The 7th section of the act of September 4th, 1841 (Statutes, vol. v. p. 455), declares that land districts may be continued, if the quantity of land unsold does not equal one hundred thousand acres, should such continuance be required for public convenience, or in order to close the land system in a state.

The law of March 3d, 1853 (Statutes, vol. x. p. 194), provides that land offices may be annexed to adjacent districts by the President, whenever the cost of collecting revenue from sales of public lands in a district amounts to one-third of the whole revenue there received, if, in his opinion, the consolidation is not incompatible with the public interest.

By the act of March 3d, 1853 (Statutes, vol. x. p. 244), authority is conferred upon the chief executive to change the seats of land offices.

The first section of the act of February 18th, 1861, vol xii. p. 131, authorized the register and receiver of the consolidated office, at Boonville, Missouri, to receive fees for certain services. The second section of that law allows office rent and clerk hire, if sanctioned by the Secretary of the Interior. The third section extends the provisions of that statute to all consolidated offices.

In the fifth section of the law of 30th May, 1862, vol. xii. p. 409, it is declared that upon recommendation of the Commissioner of the General Land Office, approved by the Secretary of the Interior, the President may direct the discontinuance of any district, and the transfer of its business and archives to any other land office within the same state or territory.

By the seventh section of the act of 26th July, 1866, Laws, p. 252, the President is authorized, in reference to mining interests, to establish additional land districts, and appoint officers under existing laws, whenever he may deem it necessary for the public convenience. In executing the provisions of the law, registers and receivers, under this act, are held by the General Land Office as possessing powers coextensive with all other interests connected with the disposal not only of mineral but agricultural

lands.

Under the above-mentioned act, additional land offices have been created and established as follows:

At Sacramento, California, district composed of the counties of Sierra Nevada, Placer, El Dorado, Amador, Calaveras, Alpine, and Sacramento.

At Austin, Nevada, district composed of the county of Lander.

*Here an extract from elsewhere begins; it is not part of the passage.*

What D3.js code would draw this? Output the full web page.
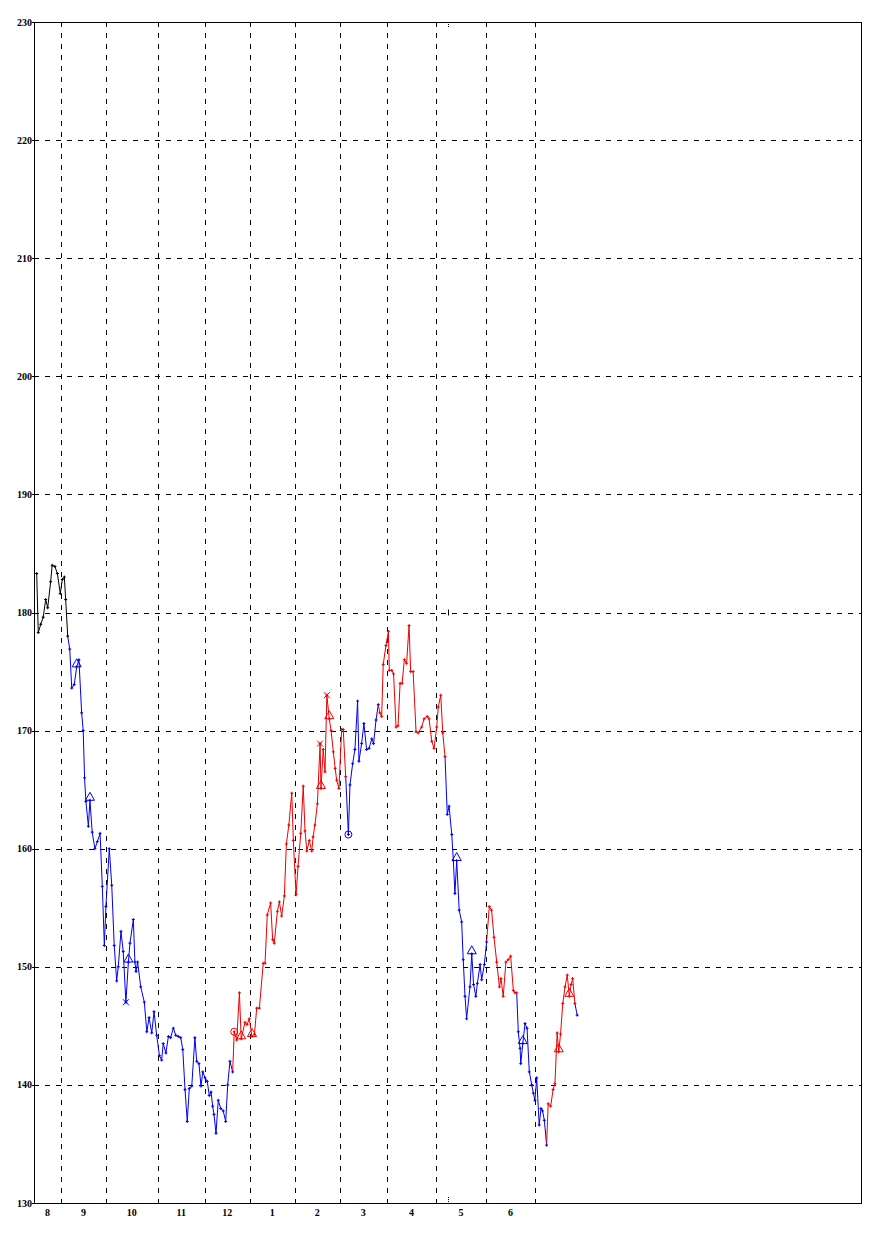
<!DOCTYPE html>
<html><head><meta charset="utf-8">
<script src="https://cdn.jsdelivr.net/npm/d3@7"></script>
<style>html,body{margin:0;padding:0;background:#fff;}</style>
</head><body>
<script>
// ---------------- data ----------------
const days = [1.2,1.9,3.0,4.1,5.2,6.1,7.4,8.1,9.3,10.4,11.7,12.6,13.5,14.1,15.0,
15.9,16.8,17.9,19.0,20.0,21.2,21.9,22.5,23.1,24.2,24.9,25.9,27.1,28.2,29.4,30.4,31.3,32.0,33.5,34.6,35.7,36.8,37.5,38.7,39.7,40.9,42.0,42.7,44.2,44.9,45.4,46.1,47.5,49.1,50.2,51.2,52.4,53.4,54.6,55.8,56.8,57.5,58.7,59.8,60.8,62.0,63.1,64.2,65.3,66.2,67.2,68.2,69.1,70.2,71.6,72.4,73.4,74.3,75.1,76.1,77.1,78.0,78.8,79.5,80.1,81.0,82.0,83.1,84.2,85.3,86.2,87.2,88.4,
89.1,90.2,91.4,92.2,93.9,94.8,95.8,97.0,98.1,99.1,100.3,102.0,102.8,103.8,105.3,106.2,106.9,108.3,109.2,110.2,111.4,112.3,113.4,114.7,115.4,116.6,117.5,118.7,119.8,120.6,121.4,122.5,123.6,124.2,125.0,126.1,127.3,127.7,128.7,129.5,130.3,131.4,132.2,133.2,134.0,134.7,135.7,136.9,137.6,138.7,
139.9,140.6,141.8,142.8,144.0,144.6,145.8,146.8,148.0,149.1,150.3,151.1,152.2,153.2,
153.9,154.7,155.4,156.6,157.7,158.1,159.2,160.0,161.1,162.0,162.9,163.8,164.8,165.8,166.9,167.6,168.7,170.0,171.0,172.5,173.6,175.0,175.8,177.0,178.0,179.2,179.9,181.0,181.9,182.9,
183.9,184.7,185.9,186.6,187.3,188.1,189.2,190.3,191.0,191.8,192.5,194.0,194.8,195.6,196.6,197.3,198.5,199.2,200.4,201.4,
202.6,203.6,204.7,205.9,207.1,207.8,208.8,210.0,211.0,212.1,213.3,214.0,214.8,
215.5,216.3,216.6,217.5,218.5,219.4,220.4,221.5,222.2,222.9,223.7,224.8,225.6,226.3,227.1,228.1,
228.8,229.9,231.0,231.8,232.8,233.5,234.3,235.3,236.3,237.3,238.2,239.0,239.7,240.7,
241.7];
const values = [183.3,178.3,179.0,179.6,181.1,180.4,182.6,184.0,183.9,183.3,181.6,182.8,183.0,181.1,178.0,
176.9,173.6,173.9,175.4,176.0,171.5,170.0,166.0,164.0,161.9,164.1,161.4,160.0,160.6,161.3,156.8,151.8,155.1,160.0,156.9,151.8,148.8,150.0,153.0,151.3,147.0,150.4,152.0,154.0,150.4,149.6,150.4,148.3,147.0,144.5,145.7,144.4,146.2,144.2,142.5,142.1,143.5,142.7,144.1,144.0,144.8,144.2,144.1,144.0,143.0,139.6,136.9,139.7,139.9,144.0,142.0,141.8,139.9,141.1,140.6,140.3,139.1,139.4,138.2,137.5,135.9,138.7,138.0,137.8,136.9,140.0,142.0,141.1,
144.5,143.8,147.8,143.9,145.3,145.1,145.6,144.1,144.3,146.5,146.5,150.3,150.3,154.4,155.4,152.3,152.0,154.7,155.5,154.3,156.0,160.4,162.0,164.7,160.7,156.1,158.5,161.3,165.3,161.5,159.8,160.7,159.8,161.0,162.0,163.8,168.9,165.1,168.4,166.5,173.0,171.0,170.0,168.2,166.8,165.8,165.1,170.1,170.1,166.1,
161.2,165.4,167.2,168.4,172.5,167.4,168.9,170.6,168.4,168.5,169.3,168.9,170.9,172.2,
171.5,171.2,175.6,177.2,178.4,175.1,175.1,174.8,170.3,170.4,174.0,174.0,176.0,175.7,178.9,175.0,175.0,169.9,169.8,170.3,171.0,171.2,171.0,169.1,168.5,170.3,172.0,173.0,169.8,167.8,
162.9,163.6,161.2,159.0,156.2,159.0,154.8,153.8,150.6,147.5,145.6,148.3,151.1,148.5,147.5,148.6,150.2,148.9,150.2,152.1,
155.1,154.8,152.5,150.4,148.3,149.0,147.5,150.4,150.6,150.9,148.0,147.8,147.8,
144.5,143.1,141.8,143.5,145.2,144.8,141.1,140.0,139.3,138.7,140.6,136.6,138.0,137.8,137.0,134.9,
138.4,138.2,139.6,140.1,144.4,142.8,144.3,146.9,148.3,149.3,147.5,148.5,149.0,146.9,
145.9];
// index of the last point of each trend segment, and the trend of each segment
const segmentEnds = [14, 87, 137, 151, 181, 201, 214, 230, 244, 245];
const segmentTrend = ["start","down","up","down","up","down","up","down","up","down"];
// signal markers (index into days/values)
const triangleIdx = [18, 25, 41, 91, 95, 125, 129, 187, 194, 218, 236, 241];
const crossIdx = [40, 124, 128];
const circleIdx = [88, 138];
// axis
const monthBounds = [12, 32, 55, 76, 96, 116, 136, 157, 179, 201, 223];
const monthLabels = ["8","9","10","11","12","1","2","3","4","5","6"];
const monthLabelDays = [6, 22, 43.5, 65.5, 86, 106, 126, 146.5, 168, 190, 212];
const yTicks = [130,140,150,160,170,180,190,200,210,220,230];
const markerDay = 184;

// ---------------- drawing ----------------
const W = 877, H = 1240;
const L = 34, R = 861, T = 22, B = 1203;
const svg = d3.select("body").append("svg").attr("width", W).attr("height", H)
  .style("display","block");
const x = d3.scaleLinear().domain([0, 368]).range([L, R]);
const y = d3.scaleLinear().domain([130, 230]).range([B, T]);
const font = "'Liberation Serif','DejaVu Serif',serif";
const colorOf = {start:"#000000", down:"#0000ee", up:"#ee0000"};

// grid
const grid = svg.append("g").attr("stroke","#000").attr("stroke-width",1)
  .attr("stroke-dasharray","5,6").attr("shape-rendering","crispEdges");
grid.selectAll("line.h").data(yTicks.filter(v => v > 130 && v < 230)).join("line")
  .attr("x1", L).attr("x2", R).attr("y1", d => Math.round(y(d)) + 0.5).attr("y2", d => Math.round(y(d)) + 0.5);
grid.selectAll("line.v").data(monthBounds).join("line")
  .attr("class","v")
  .attr("x1", d => Math.round(x(d)) + 0.5).attr("x2", d => Math.round(x(d)) + 0.5)
  .attr("y1", T).attr("y2", B);

// frame
svg.append("rect").attr("x", L + 0.5).attr("y", T + 0.5).attr("width", R - L).attr("height", B - T)
  .attr("fill","none").attr("stroke","#000").attr("stroke-width",1).attr("shape-rendering","crispEdges");

// y labels
svg.append("g").selectAll("text").data(yTicks).join("text")
  .attr("x", L - 2).attr("y", d => y(d) + 3.5)
  .attr("text-anchor","end").attr("font-family", font).attr("font-weight","bold")
  .attr("font-size", 10).text(d => d);
// y tick stubs
svg.append("g").selectAll("line").data(yTicks).join("line")
  .attr("x1", L - 2).attr("x2", L).attr("y1", d => Math.round(y(d)) + 0.5).attr("y2", d => Math.round(y(d)) + 0.5)
  .attr("stroke","#000");

// x labels
svg.append("g").selectAll("text").data(monthLabels).join("text")
  .attr("x", (d, i) => x(monthLabelDays[i])).attr("y", B + 13)
  .attr("text-anchor","middle").attr("font-family", font).attr("font-weight","bold")
  .attr("font-size", 10).text(d => d);

// current-day marker ticks
const mx = Math.round(x(markerDay)) + 0.5;
svg.append("line").attr("x1", mx).attr("x2", mx).attr("y1", T).attr("y2", T + 6)
  .attr("stroke","#000").attr("stroke-dasharray","1,1");
svg.append("line").attr("x1", mx).attr("x2", mx).attr("y1", B - 6).attr("y2", B)
  .attr("stroke","#000").attr("stroke-dasharray","1,1");
svg.append("line").attr("x1", mx).attr("x2", mx).attr("y1", y(180) - 3).attr("y2", y(180) + 3).attr("stroke","#000");

// line segments
const pts = days.map((d, i) => ({d, v: values[i], i}));
const segOf = i => segmentEnds.findIndex(e => i <= e);
const line = d3.line().x(p => x(p.d)).y(p => y(p.v));
let start = 0;
segmentEnds.forEach((end, s) => {
  const seg = pts.slice(start, end + 1);
  svg.append("path").datum(seg).attr("d", line).attr("fill","none")
    .attr("stroke", colorOf[segmentTrend[s]]).attr("stroke-width", 1);
  start = end;
});

// small point ticks
const pc = p => colorOf[segmentTrend[segOf(p.i)]];
svg.append("g").selectAll("path").data(pts).join("path")
  .attr("d", p => `M${x(p.d)-1.5},${y(p.v)}h3M${x(p.d)},${y(p.v)-1.5}v3`)
  .attr("stroke", pc).attr("stroke-width", 1);

// triangles
svg.append("g").selectAll("path").data(triangleIdx.map(i => pts[i])).join("path")
  .attr("d", p => { const cx = x(p.d), cy = y(p.v); return `M${cx},${cy-8}L${cx+4.5},${cy}L${cx-4.5},${cy}Z`; })
  .attr("fill","none").attr("stroke", pc).attr("stroke-width", 1);
// crosses
svg.append("g").selectAll("path").data(crossIdx.map(i => pts[i])).join("path")
  .attr("d", p => { const cx = x(p.d), cy = y(p.v); return `M${cx-3},${cy-3}L${cx+3},${cy+3}M${cx+3},${cy-3}L${cx-3},${cy+3}`; })
  .attr("stroke", pc).attr("stroke-width", 1);
// circles
svg.append("g").selectAll("circle").data(circleIdx.map(i => pts[i])).join("circle")
  .attr("cx", p => x(p.d)).attr("cy", p => y(p.v)).attr("r", 3.5)
  .attr("fill","none").attr("stroke", pc).attr("stroke-width", 1);
</script>
</body></html>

At Belmont, Nevada, district composed of the counties of Nye, Esmeralda, and the unorganized county of Lincoln.

At Lewistown, Territory of Idaho, district embracing all that part of the territory lying north of the Salmon river range of mountains.

At Fair Play, Territory of Colorado, district composed of the counties of Lake, Park, and Summit.

Under the act of 27th of June, 1866, Laws, p. 77, a land office has been established at Boise City, Idaho Territory, the district embracing all that part of the territory lying south of the Salmon river chain of mountains.

Under authority of the act of March 2d, 1867, Laws, p. 542, a land office for the Territory of Montana has been established at Helena, and the site of a land office for the Territory of Arizona has been fixed at Prescott.